* **WHAT YOU HAVE TO DO**
Retype, please, the listing from its opening line through the line that contains "const years = d3.range(1954, 2022);", both included, without the pictures.

* **AVAILABLE DATA**
======

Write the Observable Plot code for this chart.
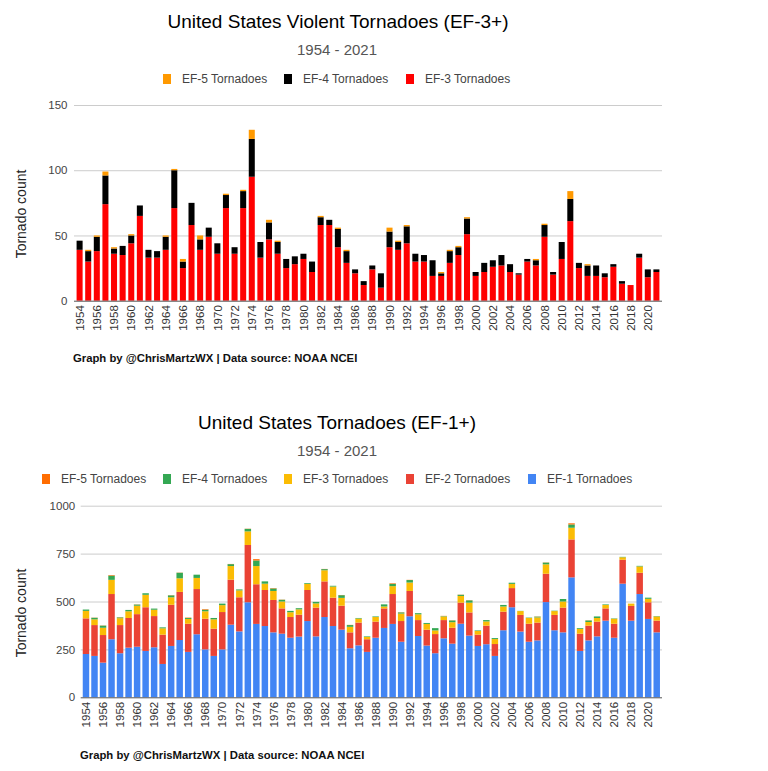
<!DOCTYPE html>
<html>
<head>
<meta charset="utf-8">
<script src="https://cdn.jsdelivr.net/npm/d3@7"></script>
<script src="https://cdn.jsdelivr.net/npm/@observablehq/plot@0.6"></script>
<style>
  html, body { margin: 0; padding: 0; background: #fff; }
  #page { position: relative; width: 768px; height: 771px; overflow: hidden; font-family: "Liberation Sans", Arial, sans-serif; }
  .abs { position: absolute; white-space: nowrap; }
  .title { font-size: 19px; color: #000; transform: translate(-50%, -50%); }
  .sub { font-size: 15px; color: #555; transform: translate(-50%, -50%); }
  .leg { font-size: 12px; color: #444; transform: translateY(-50%); display: flex; align-items: center; }
  .leg span.sw { display: inline-block; width: 8px; height: 10px; margin-right: 11px; }
  .ylab { font-size: 14px; color: #222; transform: translate(-50%, -50%) rotate(-90deg); }
  .foot { font-size: 11.3px; font-weight: bold; color: #111; transform: translateY(-50%); }
  .chart { position: absolute; left: 0; }
</style>
</head>
<body>
<div id="page"></div>
<script>
const years = d3.range(1954, 2022);

// Violent tornadoes (top chart) and EF-3/4/5 counts (shared by bottom chart)
const ef3 = [39,30,38,74,36,35,44,65,33,33,39,71,25,58,39,49,36,71,36,71,95,33,47,36,25,28,32,22,58,58,41,29,21,12,24,10,41,39,44,30,30,19,19,29,35,51,19,22,26,27,22,20,30,27,49,20,32,61,25,19,19,18,26,13,12,33,18,22];
const ef4 = [7,8,11,22,4,7,6,8,6,5,10,29,5,17,8,7,8,10,5,13,29,12,13,9,7,6,4,8,6,4,14,9,3,3,3,11,12,6,13,6,5,12,2,9,6,12,3,7,5,8,6,1,2,4,9,2,13,17,4,8,8,3,2,2,0,3,6,2];
const ef5 = [0,1,1,3,1,0,1,0,0,0,1,1,2,0,3,0,0,1,0,1,7,0,2,1,0,0,0,0,1,0,1,1,0,0,0,0,3,1,1,0,0,0,1,1,1,1,0,0,0,0,0,0,0,1,1,0,0,6,0,1,0,0,0,0,0,0,0,0];
// EF-1 and EF-2 counts (bottom chart)
const ef1 = [226,216,181,303,230,259,264,242,261,174,268,299,237,329,250,216,250,379,344,496,383,372,339,332,311,317,398,318,419,372,353,256,271,237,311,362,383,290,423,320,270,230,308,280,384,322,268,277,216,350,470,343,290,297,497,350,339,626,242,297,318,400,311,593,400,539,409,339];
const ef2 = [186,161,144,236,147,155,170,228,163,153,215,251,147,236,160,142,195,235,178,299,207,188,169,132,108,114,162,150,186,148,125,83,119,66,84,102,156,108,132,83,83,100,95,83,110,121,59,97,62,97,100,87,94,93,148,80,129,198,90,77,77,64,73,125,77,111,87,61];

const topSeries = ["EF-3 Tornadoes", "EF-4 Tornadoes", "EF-5 Tornadoes"];
const topColors = ["#ff0000", "#000000", "#ff9900"];
const botSeries = ["EF-1 Tornadoes", "EF-2 Tornadoes", "EF-3 Tornadoes", "EF-4 Tornadoes", "EF-5 Tornadoes"];
const botColors = ["#4285f4", "#ea4335", "#fbbc04", "#34a853", "#ff6d01"];
const topTicks = [0, 50, 100, 150];
const botTicks = [0, 250, 500, 750, 1000];

const topArrays = [ef3, ef4, ef5];
const botArrays = [ef1, ef2, ef3, ef4, ef5];
const topData = years.flatMap((y, i) => topSeries.map((s, k) => ({year: y, series: s, value: topArrays[k][i]})));
const botData = years.flatMap((y, i) => botSeries.map((s, k) => ({year: y, series: s, value: botArrays[k][i]})));

const page = document.getElementById("page");
function addDiv(cls, html, left, top) {
  const d = document.createElement("div");
  d.className = "abs " + cls;
  d.style.left = left + "px";
  d.style.top = top + "px";
  d.innerHTML = html;
  page.appendChild(d);
  return d;
}
function legendItem(label, color, left, top) {
  addDiv("leg", `<span class="sw" style="background:${color}"></span>${label}`, left, top);
}

const font = {fontSize: "11.5px", fontFamily: "'Liberation Sans', Arial, sans-serif", color: "#444", background: "transparent"};

function makeChart(data, series, colors, ticks, ymax, opts) {
  return Plot.plot({
    width: 768,
    height: opts.height,
    marginTop: opts.mt,
    marginBottom: opts.mb,
    marginLeft: opts.ml,
    marginRight: opts.mr,
    style: font,
    x: {type: "band", domain: years, padding: opts.pad},
    y: {domain: [0, ymax]},
    color: {domain: series, range: colors},
    marks: [
      Plot.gridY(ticks.slice(1), {stroke: "#cccccc", strokeOpacity: 1}),
      Plot.barY(data, {x: "year", y: "value", fill: "series"}),
      Plot.ruleY([0], {stroke: "#555"}),
      Plot.axisY({ticks: ticks, tickSize: 0, tickPadding: opts.tp, label: null, fill: "#444",
                  tickFormat: d => String(d)}),
      Plot.axisX({tickSize: 0, tickPadding: 4, tickRotate: -90, label: null, fill: "#333",
                  tickFormat: d => (d % 2 ? "" : String(d))})
    ]
  });
}

// Top chart text
addDiv("title", "United States Violent Tornadoes (EF-3+)", 338, 22);
addDiv("sub", "1954 - 2021", 337, 49);
legendItem("EF-5 Tornadoes", topColors[2], 163, 79);
legendItem("EF-4 Tornadoes", topColors[1], 284, 79);
legendItem("EF-3 Tornadoes", topColors[0], 406, 79);
addDiv("ylab", "Tornado count", 21, 214);

const c1 = makeChart(topData, topSeries, topColors, topTicks, 150, {height: 250, mt: 10, mb: 44.3, ml: 74, mr: 106, pad: 0.3, tp: 7});
c1.classList.add("chart");
c1.style.top = "95px";
page.appendChild(c1);
addDiv("foot", "Graph by @ChrisMartzWX | Data source: NOAA NCEI", 73, 358);

// Bottom chart text
addDiv("title", "United States Tornadoes (EF-1+)", 337, 423);
addDiv("sub", "1954 - 2021", 337, 450);
legendItem("EF-5 Tornadoes", botColors[4], 42, 479);
legendItem("EF-4 Tornadoes", botColors[3], 163, 479);
legendItem("EF-3 Tornadoes", botColors[2], 284, 479);
legendItem("EF-2 Tornadoes", botColors[1], 406, 479);
legendItem("EF-1 Tornadoes", botColors[0], 528, 479);
addDiv("ylab", "Tornado count", 21, 613);

const c2 = makeChart(botData, botSeries, botColors, botTicks, 1000, {height: 245, mt: 10.7, mb: 42.7, ml: 80.7, mr: 106, pad: 0.24, tp: 6});
c2.classList.add("chart");
c2.style.top = "495px";
page.appendChild(c2);
addDiv("foot", "Graph by @ChrisMartzWX | Data source: NOAA NCEI", 80, 755);
</script>
</body>
</html>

======

* **WRITTEN SOLUTION**
Write the Observable Plot code for this chart.
<!DOCTYPE html>
<html>
<head>
<meta charset="utf-8">
<script src="https://cdn.jsdelivr.net/npm/d3@7"></script>
<script src="https://cdn.jsdelivr.net/npm/@observablehq/plot@0.6"></script>
<style>
  html, body { margin: 0; padding: 0; background: #fff; }
  #page { position: relative; width: 768px; height: 771px; overflow: hidden; font-family: "Liberation Sans", Arial, sans-serif; }
  .abs { position: absolute; white-space: nowrap; }
  .title { font-size: 19px; color: #000; transform: translate(-50%, -50%); }
  .sub { font-size: 15px; color: #555; transform: translate(-50%, -50%); }
  .leg { font-size: 12px; color: #444; transform: translateY(-50%); display: flex; align-items: center; }
  .leg span.sw { display: inline-block; width: 8px; height: 10px; margin-right: 11px; }
  .ylab { font-size: 14px; color: #222; transform: translate(-50%, -50%) rotate(-90deg); }
  .foot { font-size: 11.3px; font-weight: bold; color: #111; transform: translateY(-50%); }
  .chart { position: absolute; left: 0; }
</style>
</head>
<body>
<div id="page"></div>
<script>
const years = d3.range(1954, 2022);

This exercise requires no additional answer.